In some cases, www might indeed point to a completely separate subdomain in a large corporate environment. Especially on an internal network, having the explicit www can make split DNS easier if the Web site is hosted externally (say, at Rackspace in Texas, but everything else is in your office in Virginia.) In most cases, it doesn't matter.
The important thing is to pick one and add an IHttpModule, rewrite rule, or equivalent for your platform to permanently redirect requests from one to the other.
Having both can lead to scary certificate warrnings when switching from http to https if you don't have a wildcard certificate and forget to explicitly redirect based on your site's name (which you probably don't because you want your code to work in both dev and production, so you're using some variable populated by the server).

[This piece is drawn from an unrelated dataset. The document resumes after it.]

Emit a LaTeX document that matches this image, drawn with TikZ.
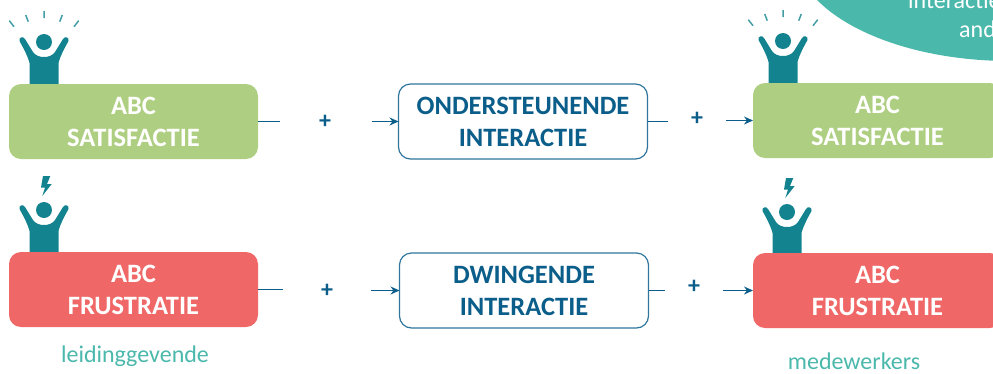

Much more importantly, having both accepted results in search engines seeing duplicated content--you get dinged for having duplicated content, and you get dinged because your hits are getting split across two different URIs, hurting your rankings.
actually you can use both of them. So it's better to find user your address or some. I mean actually it doesn't really matter tho :)
But putting www as a prefix is more common in public so I guess I'd prefer to use www behind it.
It's easier to type google.com than www.google.com, so give the option of both. remember, the www is just a subdomain.
Also no www is a commonplace these days, so maybe make the www.foo.com redirect to foo.com.
I think one reason is to help with search rankings so that for each page only one page is getting rankings instead of being split between two domains.
I'm not sure why the StackOVerflow team decided to use only one, but if it were me, I'd do it for simplicity. You'd have to allow for both since a lot of people type www by default or out of habit (I'm sure less "techy" people have no idea that there's a difference).
Aside from that, there used to be a difference as far as search engines were concerned and so there was concern about having either a duplicate content penalty or having link reputation split. But this has long since been handled and so isn't much of a consideration at this point.
So I'd say it's pretty much personal preference to keep things simple.